You Can’t Be Awesome at Everything

For most of my life, I would’ve proudly called myself a perfectionist. Doing things well and with precision is important to me. But over the years I’ve realized that the ‘perfectionist’ label is one of the most unhealthy stories I’ve told myself.

You know what really bugs me? When people *brag* about being perfectionists. If that’s you, I mean this with all sincerity: stop it. You’re effectively saying that everything is harder for you because you have higher standards than everyone else, leaving those around you feeling looked down upon. I know, because I’ve been there. I’ve been held prisoner by my own compulsive need for everything to be just right. But bragging about my captivity never did anything to free me from my enclosure.

I felt so much pressure to do my absolute best all the time. And my “best” was a moving target; the finish line kept moving ahead every time I got close.

When I was depressed I felt guilty that I couldn’t do what I could when I was well.

When I was stressed or sick I felt ashamed that other things were pulling my attention.

I didn’t live in a vacuum, but I had expectations for myself as if I was a well-maintained robot that never malfunctioned. 

I eventually adopted “you can’t be awesome at everything all the time” as one of my official life mottos (listen to episode 69: Honoring Your Limitations to hear more about the epiphany I had in therapy that brought me to that phrase). Muttering to myself whenever I feel the siren song of perfectionism has been a lifesaver. I couldn’t have lived much longer under the weight of never being allowed to fail. 
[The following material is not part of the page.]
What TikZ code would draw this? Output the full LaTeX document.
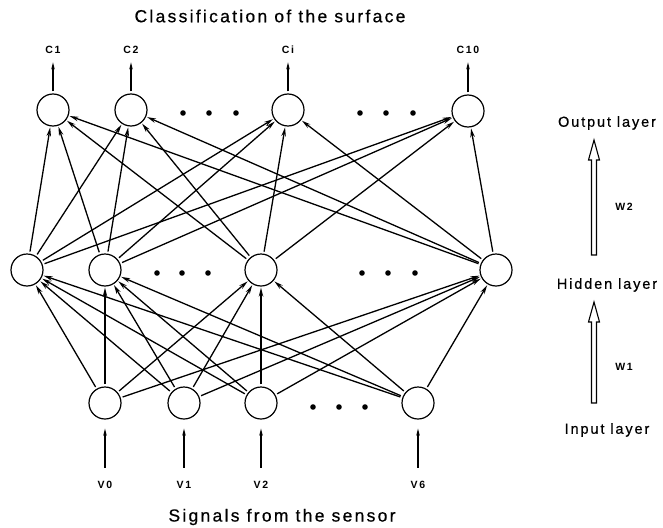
\documentclass[tikz,border=0pt]{standalone}
\usepackage{fontspec}
\setmainfont{Liberation Sans}
\newfontfamily\spacedfont[LetterSpace=13, FakeBold=0.6]{Liberation Sans}
\newfontfamily\tagfont[LetterSpace=16]{Liberation Sans Bold}
\usetikzlibrary{positioning,arrows.meta}

\begin{document}
\begin{tikzpicture}[x=1pt, y=-1pt,
    neuron/.style={draw, circle, minimum size=32pt, inner sep=0pt, line width=1.2pt},
    link/.style={-{Stealth[length=9pt,width=4.5pt]}, line width=1.3pt, shorten <=2pt, shorten >=1pt},
    sig/.style={-{Stealth[length=7pt,width=3.5pt]}, line width=1.3pt},
    caption/.style={font=\spacedfont\fontsize{17.5}{20}\selectfont},
    layer/.style={font=\spacedfont\fontsize{14.5}{17}\selectfont},
    tag/.style={font=\tagfont\fontsize{10.5}{12}\selectfont},
    bigarrow/.style={line width=1.1pt, line join=miter}]
    \useasboundingbox (0,0) rectangle (663,527);

    % output layer
    \node[neuron] (o1) at (53,110) {};
    \node[neuron] (o2) at (131,110) {};
    \node[neuron] (o3) at (288,110) {};
    \node[neuron] (o4) at (468,111) {};
    % hidden layer
    \node[neuron] (h1) at (27,270) {};
    \node[neuron] (h2) at (105,270) {};
    \node[neuron] (h3) at (261,270) {};
    \node[neuron] (h4) at (496,270) {};
    % input layer
    \node[neuron] (i1) at (105,403) {};
    \node[neuron] (i2) at (184,403) {};
    \node[neuron] (i3) at (261,403) {};
    \node[neuron] (i4) at (418,403) {};

    \foreach \x in {183,209,236,360,386,413} \fill (\x,113) circle (2.8);
    \foreach \x in {157,182,208,362,388,415} \fill (\x,273) circle (2.8);
    \foreach \x in {313,339,365} \fill (\x,407) circle (2.8);

    \foreach \a in {h1,h2,h3,h4}
        \foreach \b in {o1,o2,o3,o4}
            \draw[link] (\a) -- (\b);
    \foreach \a in {i1,i2,i3,i4}
        \foreach \b in {h1,h2,h3,h4}
            \draw[link] (\a) -- (\b);

    % outputs
    \node[tag, above=36pt of o1] (c1) {C1};
    \node[tag, above=36pt of o2] (c2) {C2};
    \node[tag, above=36pt of o3] (ci) {Ci};
    \node[tag, above=37pt of o4] (c10) {C10};
    \foreach \n/\t in {o1/c1,o2/c2,o3/ci,o4/c10}
        \draw[sig, shorten <=2pt, shorten >=5pt] (\n) -- (\t);

    % inputs
    \node[tag, below=58pt of i1] (v0) {V0};
    \node[tag, below=58pt of i2] (v1) {V1};
    \node[tag, below=58pt of i3] (v2) {V2};
    \node[tag, below=58pt of i4] (v6) {V6};
    \foreach \n/\t in {i1/v0,i2/v1,i3/v2,i4/v6}
        \draw[sig, shorten <=10pt, shorten >=9pt] (\t) -- (\n);

    \node[caption] (top) at (270,16) {Classification of the surface};
    \node[caption] (bottom) at (282,517) {Signals from the sensor};

    % layer names
    \node[layer] (outl) at (607,123) {Output layer};
    \node[layer] (hidl) at (607,285) {Hidden layer};
    \node[layer] (inl) at (607,430) {Input layer};
    \coordinate (w2a) at (594,255);
    \coordinate (w1a) at (594,403);
    \draw[bigarrow] (w2a) ++(-2.5,0) -- ++(0,-95) -- ++(-3,0) -- ++(5.5,-20)
        -- ++(5.5,20) -- ++(-3,0) -- ++(0,95) -- cycle;
    \draw[bigarrow] (w1a) ++(-2.5,0) -- ++(0,-81) -- ++(-3,0) -- ++(5.5,-20)
        -- ++(5.5,20) -- ++(-3,0) -- ++(0,81) -- cycle;
    \node[tag] (w2) at (624,207) {W2};
    \node[tag] (w1) at (624,367) {W1};
\end{tikzpicture}
\end{document}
Reframing failure as a perfectly normal, human experience. Failure is not immoral. Failure is neutral. Failure is – wait for it – healthy. 

You can’t be awesome at everything all the time. You can try but I can promise you can’t maintain those expectations for a lifetime without your mind and body collapsing under the pressure.

Here are a few books about perfectionism: The Girl Who Never Made Mistakes by Mark Pett, How to Be an Imperfectionist by Stephen Guise, Present over Perfect by Shauna Niequist, and When Perfect Isn’t Good Enough by Martin M. Antony & Richard P. Swinson.